La résonance paramagnétique électronique (EPR), également appelée résonance électronique de spin (ESR), est une méthode de spectroscopie où une onde électromagnétique sonde des échantillons paramagnétiques. Dans les solides, elle permet également de sonder les électrons de conduction, ainsi que les défauts ponctuels. Les dispositifs commerciaux actuels utilisent des ondes électromagnétiques typiquement dans la bande X (8-12 GHz) et des champs magnétiques inférieurs au tesla. À des fréquences plus élevées, la technique de photoconductivité GHz et THz développée au sein de l’équipe permet d’étudier les résonances de spins électroniques, qui influencent la conductivité via des effets de recombinaison dépendant du spin.

Le graphène, considéré comme un isolant topologique, présente un gap de Kane-Mele d’environ 45 µeV, récemment mesuré dans l’équipe grâce à cette technique ESR en fonction de la température [Bray, et al. Phys. Rev. B 106, 245141 (2022)]. Ce gap, ainsi que les splittings à champ nul, peuvent être modifiés par effet de proximité avec d’autres matériaux 2D (via un champ électrique, le couplage spin-orbite, ou les effets de Moiré). Par ailleurs, la dimensionnalité du système peut également affecter le temps de relaxation de spin, qui peut théoriquement être très long dans le graphène en raison de son faible couplage spin-orbite. L’effet de saturation de l’ESR fournit également des informations sur les processus de relaxation spin-spin et spin-réseau. Cette thématique de recherche vise donc à approfondir notre compréhension des phénomènes de recombinaison dépendants du spin dans les hétérostructures à base de matériaux 2D.

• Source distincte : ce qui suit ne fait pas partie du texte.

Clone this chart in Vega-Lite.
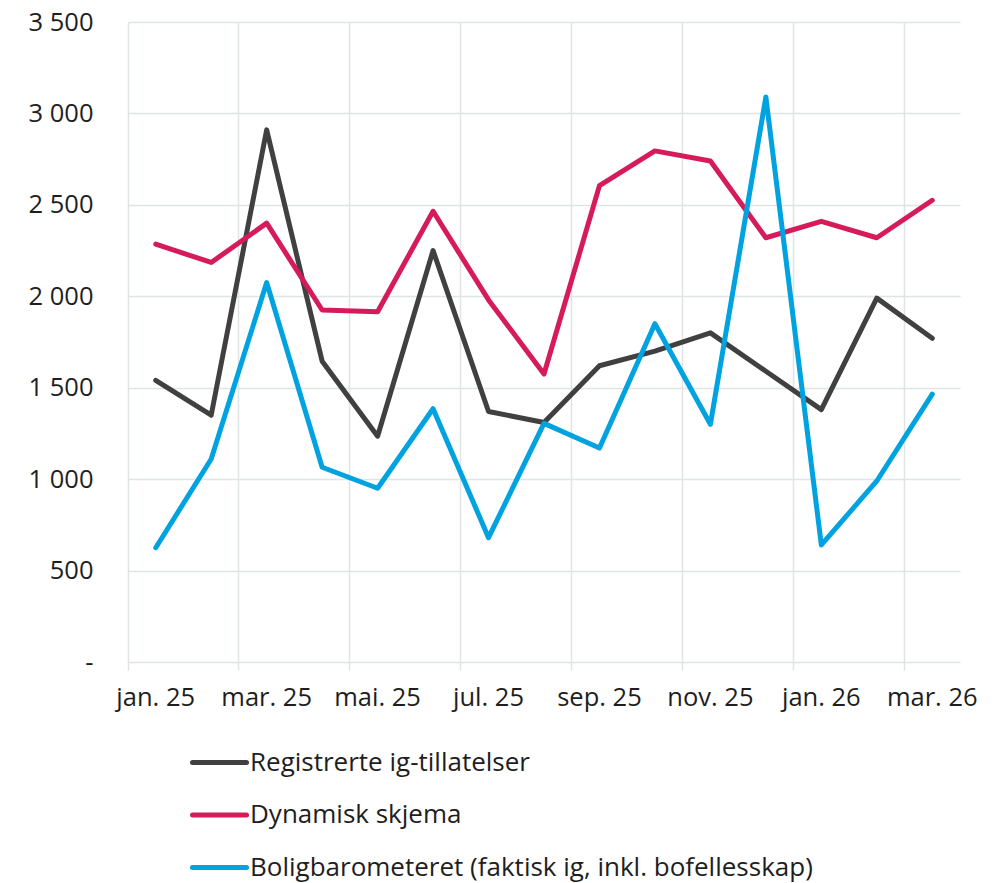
{
  "$schema": "https://vega.github.io/schema/vega-lite/v6.json",
  "width": 832,
  "height": 640,
  "autosize": {"type": "none"},
  "padding": {"left": 128, "top": 22, "right": 45, "bottom": 221},
  "background": "white",
  "config": {"view": {"stroke": null}, "font": "Open Sans"},
  "data": {
    "values": [
      {"month": "jan. 25", "series": "Registrerte ig-tillatelser", "value": 1540},
      {"month": "feb. 25", "series": "Registrerte ig-tillatelser", "value": 1350},
      {"month": "mar. 25", "series": "Registrerte ig-tillatelser", "value": 2910},
      {"month": "apr. 25", "series": "Registrerte ig-tillatelser", "value": 1645},
      {"month": "mai. 25", "series": "Registrerte ig-tillatelser", "value": 1235},
      {"month": "jun. 25", "series": "Registrerte ig-tillatelser", "value": 2250},
      {"month": "jul. 25", "series": "Registrerte ig-tillatelser", "value": 1370},
      {"month": "aug. 25", "series": "Registrerte ig-tillatelser", "value": 1310},
      {"month": "sep. 25", "series": "Registrerte ig-tillatelser", "value": 1620},
      {"month": "okt. 25", "series": "Registrerte ig-tillatelser", "value": 1700},
      {"month": "nov. 25", "series": "Registrerte ig-tillatelser", "value": 1800},
      {"month": "des. 25", "series": "Registrerte ig-tillatelser", "value": 1590},
      {"month": "jan. 26", "series": "Registrerte ig-tillatelser", "value": 1380},
      {"month": "feb. 26", "series": "Registrerte ig-tillatelser", "value": 1990},
      {"month": "mar. 26", "series": "Registrerte ig-tillatelser", "value": 1770},
      {"month": "jan. 25", "series": "Dynamisk skjema", "value": 2285},
      {"month": "feb. 25", "series": "Dynamisk skjema", "value": 2185},
      {"month": "mar. 25", "series": "Dynamisk skjema", "value": 2400},
      {"month": "apr. 25", "series": "Dynamisk skjema", "value": 1925},
      {"month": "mai. 25", "series": "Dynamisk skjema", "value": 1915},
      {"month": "jun. 25", "series": "Dynamisk skjema", "value": 2465},
      {"month": "jul. 25", "series": "Dynamisk skjema", "value": 1980},
      {"month": "aug. 25", "series": "Dynamisk skjema", "value": 1575},
      {"month": "sep. 25", "series": "Dynamisk skjema", "value": 2605},
      {"month": "okt. 25", "series": "Dynamisk skjema", "value": 2795},
      {"month": "nov. 25", "series": "Dynamisk skjema", "value": 2740},
      {"month": "des. 25", "series": "Dynamisk skjema", "value": 2320},
      {"month": "jan. 26", "series": "Dynamisk skjema", "value": 2410},
      {"month": "feb. 26", "series": "Dynamisk skjema", "value": 2320},
      {"month": "mar. 26", "series": "Dynamisk skjema", "value": 2525},
      {"month": "jan. 25", "series": "Boligbarometeret (faktisk ig, inkl. bofellesskap)", "value": 625},
      {"month": "feb. 25", "series": "Boligbarometeret (faktisk ig, inkl. bofellesskap)", "value": 1110},
      {"month": "mar. 25", "series": "Boligbarometeret (faktisk ig, inkl. bofellesskap)", "value": 2075},
      {"month": "apr. 25", "series": "Boligbarometeret (faktisk ig, inkl. bofellesskap)", "value": 1065},
      {"month": "mai. 25", "series": "Boligbarometeret (faktisk ig, inkl. bofellesskap)", "value": 950},
      {"month": "jun. 25", "series": "Boligbarometeret (faktisk ig, inkl. bofellesskap)", "value": 1385},
      {"month": "jul. 25", "series": "Boligbarometeret (faktisk ig, inkl. bofellesskap)", "value": 680},
      {"month": "aug. 25", "series": "Boligbarometeret (faktisk ig, inkl. bofellesskap)", "value": 1305},
      {"month": "sep. 25", "series": "Boligbarometeret (faktisk ig, inkl. bofellesskap)", "value": 1170},
      {"month": "okt. 25", "series": "Boligbarometeret (faktisk ig, inkl. bofellesskap)", "value": 1850},
      {"month": "nov. 25", "series": "Boligbarometeret (faktisk ig, inkl. bofellesskap)", "value": 1300},
      {"month": "des. 25", "series": "Boligbarometeret (faktisk ig, inkl. bofellesskap)", "value": 3090},
      {"month": "jan. 26", "series": "Boligbarometeret (faktisk ig, inkl. bofellesskap)", "value": 640},
      {"month": "feb. 26", "series": "Boligbarometeret (faktisk ig, inkl. bofellesskap)", "value": 990},
      {"month": "mar. 26", "series": "Boligbarometeret (faktisk ig, inkl. bofellesskap)", "value": 1465}
    ]
  },
  "mark": {"type": "line", "strokeWidth": 5, "strokeCap": "round", "strokeJoin": "round"},
  "encoding": {
    "x": {
      "field": "month",
      "type": "nominal",
      "sort": null,
      "scale": {
        "type": "band",
        "domain": ["jan. 25", "feb. 25", "mar. 25", "apr. 25", "mai. 25", "jun. 25", "jul. 25", "aug. 25", "sep. 25", "okt. 25", "nov. 25", "des. 25", "jan. 26", "feb. 26", "mar. 26"],
        "paddingInner": 0,
        "paddingOuter": 0
      },
      "axis": {
        "title": null,
        "values": ["jan. 25", "mar. 25", "mai. 25", "jul. 25", "sep. 25", "nov. 25", "jan. 26", "mar. 26"],
        "bandPosition": 0,
        "labelAngle": 0,
        "labelAlign": "center",
        "labelOverlap": false,
        "grid": true,
        "gridColor": "#dfe4e4",
        "gridWidth": 1.5,
        "ticks": true,
        "tickColor": "#dfe4e4",
        "tickWidth": 1.5,
        "tickSize": 8,
        "domain": false,
        "labelFontSize": 25.5,
        "labelColor": "#1e1e1e",
        "labelPadding": 15
      }
    },
    "y": {
      "field": "value",
      "type": "quantitative",
      "scale": {"domain": [0, 3500], "nice": false},
      "axis": {
        "title": null,
        "values": [0, 500, 1000, 1500, 2000, 2500, 3000, 3500],
        "grid": true,
        "gridColor": "#dfe4e4",
        "gridWidth": 1.5,
        "ticks": false,
        "domain": false,
        "labelPadding": 35,
        "labelFontSize": 25.5,
        "labelColor": "#1e1e1e",
        "labelExpr": "datum.value == 0 ? '-\u00a0\u00a0' : replace(format(datum.value, ','), ',', ' ')"
      }
    },
    "color": {
      "field": "series",
      "type": "nominal",
      "scale": {
        "domain": ["Registrerte ig-tillatelser", "Dynamisk skjema", "Boligbarometeret (faktisk ig, inkl. bofellesskap)"],
        "range": ["#404040", "#d61b5a", "#00a3e0"]
      },
      "legend": {
        "title": null,
        "orient": "none",
        "legendX": 62,
        "legendY": 711,
        "direction": "vertical",
        "symbolType": "stroke",
        "symbolSize": 2916,
        "symbolStrokeWidth": 5,
        "labelFontSize": 26,
        "labelColor": "#1e1e1e",
        "labelOffset": 1,
        "labelLimit": 800,
        "rowPadding": 9.5,
        "padding": 0,
        "encode": {"symbols": {"update": {"strokeCap": {"value": "round"}}}}
      }
    }
  }
}
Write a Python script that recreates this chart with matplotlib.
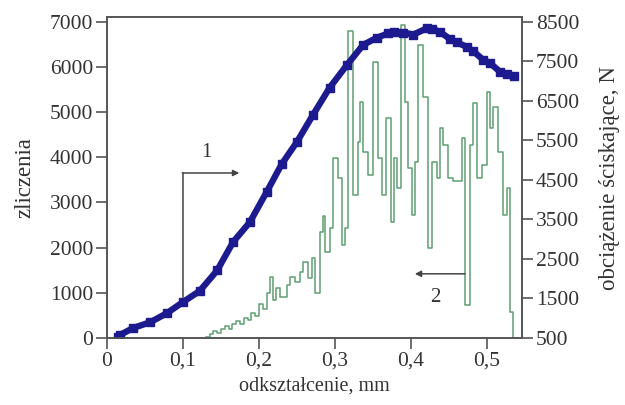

Ce thème de physique du solide bénéficie de collaborations nationales et internationales, notamment avec le LNCMI, LPENS, MPQ, CEA LETI (ANR Teaser), IMS, IEMN, (PEPR Electronique) et des universités telles que Wurzburg, Naples, Rice, ou Tohoku. L’équipe collabore également localement avec l’IES-Montpellier spécialiste de la croissance des semi-conducteurs à base d’antimoine, dans des projets tels que l’Equipex+ Hybat, l’ANR franco-allemande Cantor, ou le CPER QuET.